Signal triangulation replaces assumptions
Journey platforms now combine multiple data streams instead of relying on workshops or surveys alone. Explicit feedback, such as NPS comments and support tickets, is layered with implicit behavioral data like session replays, drop-offs, and time-on-task. Contextual signals like device type, location, and acquisition source add another dimension.
When these signals converge, patterns emerge quickly. For instance, a checkout issue becomes a measurable interaction problem, confirmed by behavior and reinforced by sentiment.
Friction scoring turns insight into action
AI-driven journey platforms assign severity scores based on frequency, impact, and business risk. A minor UX issue is far less significant than a renewal or checkout failure.
Service-level objectives (SLOs) increasingly apply to journeys themselves. When thresholds are breached, alerts and workflows trigger automatically across teams.
Ownership becomes explicit
One of the failures of traditional journey mapping was unclear accountability. Everyone owned the map, but no one owned the fix.
In 2026, journey platforms route insight directly to the teams that can act. Marketing owns acquisition friction. Product owns onboarding gaps. Operations owns service breakdowns.
The Customer Journey Maturity Curve
Organizations now sit at very different stages of journey maturity. Some still rely on static artifacts, while others operate real-time dashboards that correlate friction with outcomes.
The most mature organizations treat journey mapping as a revenue-linked capability. AI predicts churn risk, highlights experience-driven revenue leakage, and quantifies the upside of fixing specific issues.
The gap between these stages is no longer technical; it is organizational. The tools exist. Execution is the differentiator.
Platforms that illustrate how journey mapping is evolving from documentation to execution.
Qualtrics connects survey-based feedback with digital behavior and operational data, allowing teams to validate what customers feel against what they actually experience across touchpoints.
ContentSquare focuses on deep behavioral insight.
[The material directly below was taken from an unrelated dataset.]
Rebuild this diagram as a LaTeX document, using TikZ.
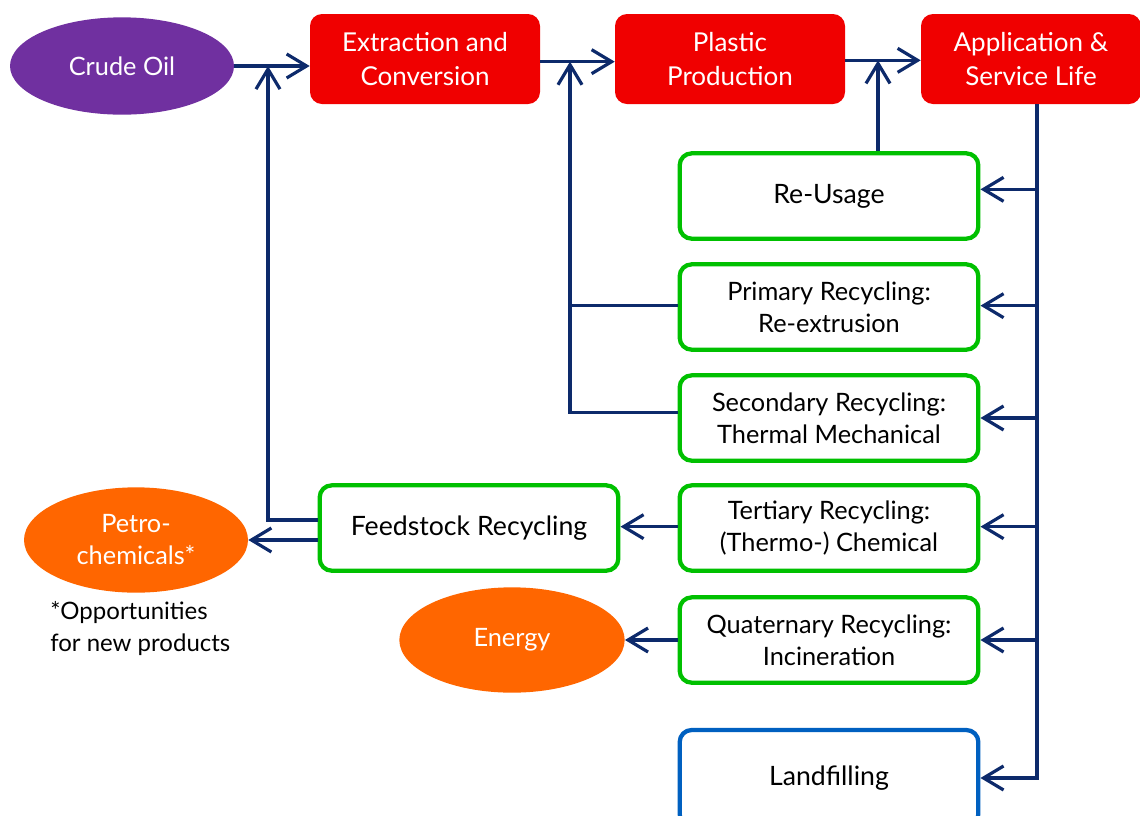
\documentclass[tikz,border=0pt]{standalone}
\usepackage{fontspec}
\setmainfont{Lato}
\usetikzlibrary{arrows.meta,shapes.geometric}
\definecolor{navy}{HTML}{0D2A6B}
\definecolor{boxred}{HTML}{F00000}
\definecolor{oilpurple}{HTML}{7030A0}
\definecolor{prodorange}{HTML}{FF6600}
\definecolor{recgreen}{HTML}{00C000}
\definecolor{landblue}{HTML}{0060C0}
\tikzset{
  stagebox/.style={rectangle, rounded corners=9pt, fill=boxred, text=white,
    minimum width=172.5pt, minimum height=67.5pt, align=center, inner sep=2pt,
    font=\fontsize{19.5}{25.5}\selectfont},
  recbox/.style={rectangle, rounded corners=9pt, draw=recgreen, line width=3.2pt, fill=white,
    minimum width=224pt, minimum height=64pt, align=center, inner sep=2pt,
    font=\fontsize{19}{24}\selectfont},
  bigtext/.style={font=\fontsize{20}{24}\selectfont},
  blob/.style={ellipse, text=white, minimum width=168pt, minimum height=74pt, align=center,
    inner sep=1pt, font=\fontsize{19}{24}\selectfont},
  arr/.style={draw=navy, line width=2.4pt, -{Straight Barb[length=15pt,width=18pt,line width=2.4pt]}},
  conn/.style={draw=navy, line width=2.4pt},
}
\begin{document}
\begin{tikzpicture}[x=0.75pt,y=-0.75pt]
\useasboundingbox (0,0) rectangle (1140,815);
\clip (0,0) rectangle (1140,815);
% top row
\node[blob, fill=oilpurple, minimum width=168pt, minimum height=73pt] (crude) at (122,66) {Crude Oil};
\node[stagebox] (extr) at (425,59) {Extraction and\\Conversion};
\node[stagebox] (plast) at (730,59) {Plastic\\Production};
\node[stagebox, minimum width=165pt] (app) at (1031,59) {Application \&\\Service Life};
% recycling column
\node[recbox, bigtext] (reuse) at (829,196) {Re-Usage};
\node[recbox] (prim) at (829,307) {Primary Recycling:\\Re-extrusion};
\node[recbox] (sec) at (829,418) {Secondary Recycling:\\Thermal Mechanical};
\node[recbox] (tert) at (829,528) {Tertiary Recycling:\\(Thermo-) Chemical};
\node[recbox] (quat) at (829,640) {Quaternary Recycling:\\Incineration};
\node[recbox, bigtext, draw=landblue, minimum height=72pt] (land) at (829,778) {Landfilling};
\node[recbox, bigtext] (feed) at (469,528) {Feedstock Recycling};
% products
\node[blob, fill=prodorange, minimum width=168pt, minimum height=79pt] (petro) at (136,540) {Petro-\\chemicals*};
\node[blob, fill=prodorange, minimum width=169pt, minimum height=79pt] (energy) at (512,640) {Energy};
\node[anchor=north west, align=left, font=\fontsize{18}{24}\selectfont, inner sep=0pt] (note) at (50,601) {*Opportunities\\for new products};
% junction coordinates
\coordinate (j1) at (268,0);
\coordinate (j2) at (570,0);
\coordinate (j3) at (878,0);
\coordinate (j4) at (1037,0);
% top arrows
\draw[arr] (crude.east) -- (crude.east -| extr.west);
\draw[arr] ([yshift=-2pt]extr.east) -- ([yshift=-2pt]plast.west);
\draw[arr] ([yshift=-1pt]plast.east) -- ([yshift=-1pt]app.west);
% feedback lines
\draw[arr] ([yshift=6pt]feed.west) -- ([yshift=6pt]feed.west -| j1) -- (j1 |- crude.east);
\draw[arr] ([yshift=-9pt]feed.west) -- (petro.east);
\draw[arr] ([yshift=4pt]sec.west) -- ([yshift=4pt]sec.west -| j2) -- ([yshift=-2pt]j2 |- extr.east);
\draw[conn] ([yshift=1pt]prim.west) -- ([yshift=1pt]prim.west -| j2);
\draw[arr] (reuse.north -| j3) -- ([yshift=-1pt]j3 |- plast.east);
% distribution from application
\draw[arr] (app.south -| j4) -- (j4 |- land.east) -- (land.east);
\draw[arr] ([yshift=5pt]reuse.east -| j4) -- ([yshift=5pt]reuse.east);
\draw[arr] ([yshift=1pt]prim.east -| j4) -- ([yshift=1pt]prim.east);
\draw[arr] (sec.east -| j4) -- (sec.east);
\draw[arr] ([yshift=1pt]tert.east -| j4) -- ([yshift=1pt]tert.east);
\draw[arr] (quat.east -| j4) -- (quat.east);
% outputs
\draw[arr] ([yshift=1pt]tert.west) -- ([yshift=1pt]feed.east);
\draw[arr] (quat.west) -- (energy.east);
\end{tikzpicture}
\end{document}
It analyzes session data, interaction patterns, and friction signals, which helps teams pinpoint exactly where journeys break down and why customers hesitate or abandon.
Medallia brings together feedback, operational metrics, and AI-driven analysis to connect journeys directly to outcomes such as churn risk and revenue impact, making journey mapping defensible at the executive level.
Amplitude adds another layer by tying journey behavior to product usage and retention, helping teams understand how specific experiences influence long-term engagement and lifetime value.
How to Move from Mapping to Measurable Impact
Most organizations do not need to overhaul everything at once. Successful journey programs start with one high-value journey: onboarding, checkout, renewal, or escalation.
Next, teams build a signal engine by integrating analytics, VoC, and support data. A small set of journey-level SLOs keeps focus tight and actionable.
Operational discipline matters most. Weekly reviews tie journey fixes to measurable outcomes such as conversion lift, churn reduction, or ticket deflection.
Measuring What Actually Matters
In 2026, vanity metrics no longer justify journey investments. Leaders expect clear connections between experience improvements and business results.
Leading indicators include friction reduction and faster resolution. Lagging indicators include retention, NPS, and lifetime value. Modern platforms increasingly automate these linkages.
Conclusion
Customer Journey Mapping in 2026 is an operating system that turns experience into a managed asset. AI replaces assumptions with evidence. Real-time signals replace static views. And cross-functional workflows ensure insight leads to action.
The organizations that win will not ask whether they understand the journey. They will ask how fast they can act when friction appears.